Pardon Me While I Indulge in a Moment of Angst

I've thought before that I should change the name of this blog; I worry that good mommies with long-held writing ambitions Google "writer mommy" only to end up here.

Not that I don't like my personal blog or enjoy scribbling my little heart out here in this little corner of the web that I've owned for years; I do.

But I wonder if there are those souls out there who click thru from their Google search results page only to say, "Oh. Not what I was looking for."

I had hopes when I bought this domain name in 2004 (!) of creating a fantabulous website that would be both a resource and a hub for writing moms. A place that I would like to hang out myself, clicking around and surfing the useful links, maybe even connecting to other writing moms.

But life happened. Plans changed. Another little person (with a big mouth - I said to a friend a few weeks ago that Tom's screaming was so horrible that I feared the sonic waves may have shook my ovaries and rendered me sterile) arrived. There were more important matters to attend to than my little webby dream.

By the time I came back to the web and my desire to create, things had changed. Drastically. The idea of a static site seemed old news; I embraced blogging heart and soul.

I love blogging, from the writing to the back stage techie work that forces me to constantly learn something new. Like my friend Jane has said more than once, I think everyone should blog; everyone has a story that matters. Even if your blog is only for your eyes, it's still there, your story, waiting to be shared or discovered.

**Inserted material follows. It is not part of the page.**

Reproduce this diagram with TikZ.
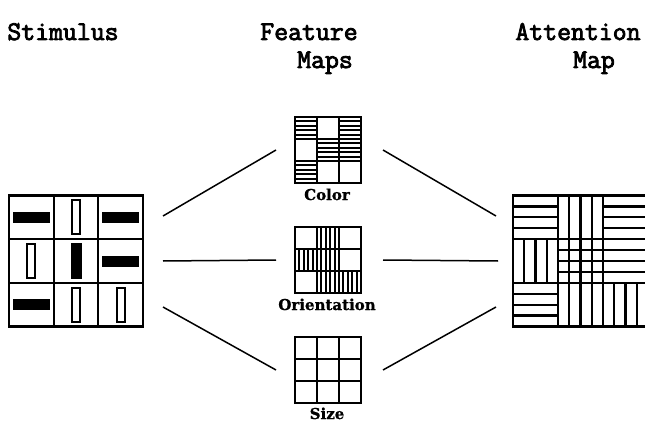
\documentclass[tikz,border=0pt]{standalone}
\usepackage{fontspec}
\usetikzlibrary{calc}
\newfontfamily\titlefont{Latin Modern Mono}[FakeBold=3]
\newfontfamily\labelfont{DejaVu Serif}[FakeBold=1]

% horizontal stripes: x y w h (internal line count)
\newcommand\HStripes[5]{%
  \foreach \k in {1,...,#5}{\draw[stripe] (#1,{#2+\k*#4/(#5+1)}) -- ({#1+#3},{#2+\k*#4/(#5+1)});}}
% vertical stripes: x y w h (internal line count)
\newcommand\VStripes[5]{%
  \foreach \k in {1,...,#5}{\draw[stripe] ({#1+\k*#3/(#5+1)},#2) -- ({#1+\k*#3/(#5+1)},{#2+#4});}}

\tikzset{
  frame/.style={draw, line width=2.4pt, inner sep=0pt, outer sep=0pt},
  divider/.style={line width=2.2pt},
  stripe/.style={line width=1.9pt},
  hbar/.style={fill=black, inner sep=0pt, minimum width=37pt, minimum height=11pt},
  vhollow/.style={draw, line width=1.8pt, inner sep=0pt, minimum width=8pt, minimum height=34pt},
  vfill/.style={fill=black, inner sep=0pt, minimum width=11pt, minimum height=36pt},
  title/.style={font=\titlefont\fontsize{27}{30}\selectfont, anchor=base, inner sep=0pt},
  maplabel/.style={font=\labelfont\bfseries\fontsize{15}{17}\selectfont, anchor=base, inner sep=0pt},
  link/.style={line width=1.5pt},
}

\begin{document}
\begin{tikzpicture}[x=1pt,y=-1pt]
\useasboundingbox (0,0) rectangle (645,425);

% titles
\node[title] (tstim) at (63,40) {Stimulus};
\node[title] (tfeat1) at (309,40) {Feature};
\node[title] (tfeat2) at (325,68) {Maps};
\node[title] (tattn1) at (578,40) {Attention};
\node[title] (tattn2) at (594,68) {Map};

% ---------- stimulus ----------
\node[frame, minimum width=134pt, minimum height=131pt] (stim) at (76,261) {};
\begin{scope}[shift={(stim.north west)}]
  \foreach \t in {1,2}{
    \draw[divider] ({\t*134/3},0) -- ({\t*134/3},131);
    \draw[divider] (0,{\t*131/3}) -- (134,{\t*131/3});
  }
  \def\cx#1{{(#1+0.5)*134/3}}
  \def\cy#1{{(#1+0.5)*131/3}}
  \node[hbar]    (s00) at (\cx0,\cy0) {};
  \node[vhollow] (s10) at (\cx1,\cy0) {};
  \node[hbar]    (s20) at (\cx2,\cy0) {};
  \node[vhollow] (s01) at (\cx0,\cy1) {};
  \node[vfill]   (s11) at (\cx1,\cy1) {};
  \node[hbar]    (s21) at (\cx2,\cy1) {};
  \node[hbar]    (s02) at (\cx0,\cy2) {};
  \node[vhollow] (s12) at (\cx1,\cy2) {};
  \node[vhollow] (s22) at (\cx2,\cy2) {};
\end{scope}

% ---------- feature maps ----------
\foreach \m/\y in {color/150, orient/260, size/370}{
  \node[frame, minimum width=66pt, minimum height=66pt] (\m) at (328,\y) {};
  \begin{scope}[shift={(\m.north west)}]
    \foreach \t in {1,2}{
      \draw[divider] ({\t*22},0) -- ({\t*22},66);
      \draw[divider] (0,{\t*22}) -- (66,{\t*22});
    }
  \end{scope}
}
% colour map: horizontal stripes
\begin{scope}[shift={(color.north west)}]
  \foreach \c/\r in {0/0, 2/0, 1/1, 2/1, 0/2}{
    \HStripes{\c*22}{\r*22}{22}{22}{4}
  }
\end{scope}
% orientation map: vertical stripes
\begin{scope}[shift={(orient.north west)}]
  \foreach \c/\r in {1/0, 0/1, 1/1, 1/2, 2/2}{
    \VStripes{\c*22}{\r*22}{22}{22}{4}
  }
\end{scope}

\node[maplabel] (lcolor) at (327,200) {Color};
\node[maplabel] (lorient) at (327,310) {Orientation};
\node[maplabel] (lsize) at (327,419) {Size};

% ---------- attention map ----------
\node[frame, minimum width=135pt, minimum height=131pt] (attn) at (580.5,261) {};
\begin{scope}[shift={(attn.north west)}, stripe/.style={line width=2.3pt}]
  \def\cw{45}
  \def\ch{43.667}
  \foreach \t in {1,2}{
    \draw[divider] ({\t*\cw},0) -- ({\t*\cw},131);
    \draw[divider] (0,{\t*\ch}) -- (135,{\t*\ch});
  }
  \foreach \c/\r in {0/0, 2/0, 1/1, 2/1, 0/2}{
    \HStripes{\c*\cw}{\r*\ch}{\cw}{\ch}{3}
  }
  \foreach \c/\r in {1/0, 0/1, 1/1, 1/2, 2/2}{
    \VStripes{\c*\cw}{\r*\ch}{\cw}{\ch}{3}
  }
\end{scope}

% ---------- connectors ----------
\draw[link] ($(stim.east)+(20,-45)$) -- ($(color.west)+(-19,0)$);
\draw[link] ($(stim.east)+(20,0)$)   -- ($(orient.west)+(-19,0)$);
\draw[link] ($(stim.east)+(20,46)$)  -- ($(size.west)+(-19,0)$);
\draw[link] ($(color.east)+(22,0)$)  -- ($(attn.west)+(-17,-45)$);
\draw[link] ($(orient.east)+(22,0)$) -- ($(attn.west)+(-15,0)$);
\draw[link] ($(size.east)+(22,0)$)   -- ($(attn.west)+(-17,46)$);
\end{tikzpicture}
\end{document}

But I worry that this blog, attached to such a fine and lofty domain name, disappoints clickers-thru. It is just me and my ramblings and my teensy little rants (I rant far more in real life; I try to keep myself in check here).

I share just a little of myself - despite my outgoing personality and passion for social media, I'm a private person at my core - and try to grab those moments that matter and trap them in words before they flee my overworked brain. Sometimes I succeed brilliantly at this; most days, I feel as though I've got the most ginormous of magnifying glasses aimed right at my navel.

And I still, still, clench those writing dreams of mine with tight and stubborn fists. I find myself wondering if blogging will be the only writing I leave behind when I exit this madcap world. I'm conflicted about that possibility. Do I abandon blogging to chase my big white wordy whale?

Or do I pray for patience and time to catch my dream before it floats away like a child's balloon?

I don't know - but I'm here. And I'm here.

And I love hanging in these webjoints with you, my fine friends whom I would never have met if I'd let my shaking finger pause, then simply fall to my lap the first time I moused-over the "Publish" button.

I'm here because you're here; for now, that's more than enough.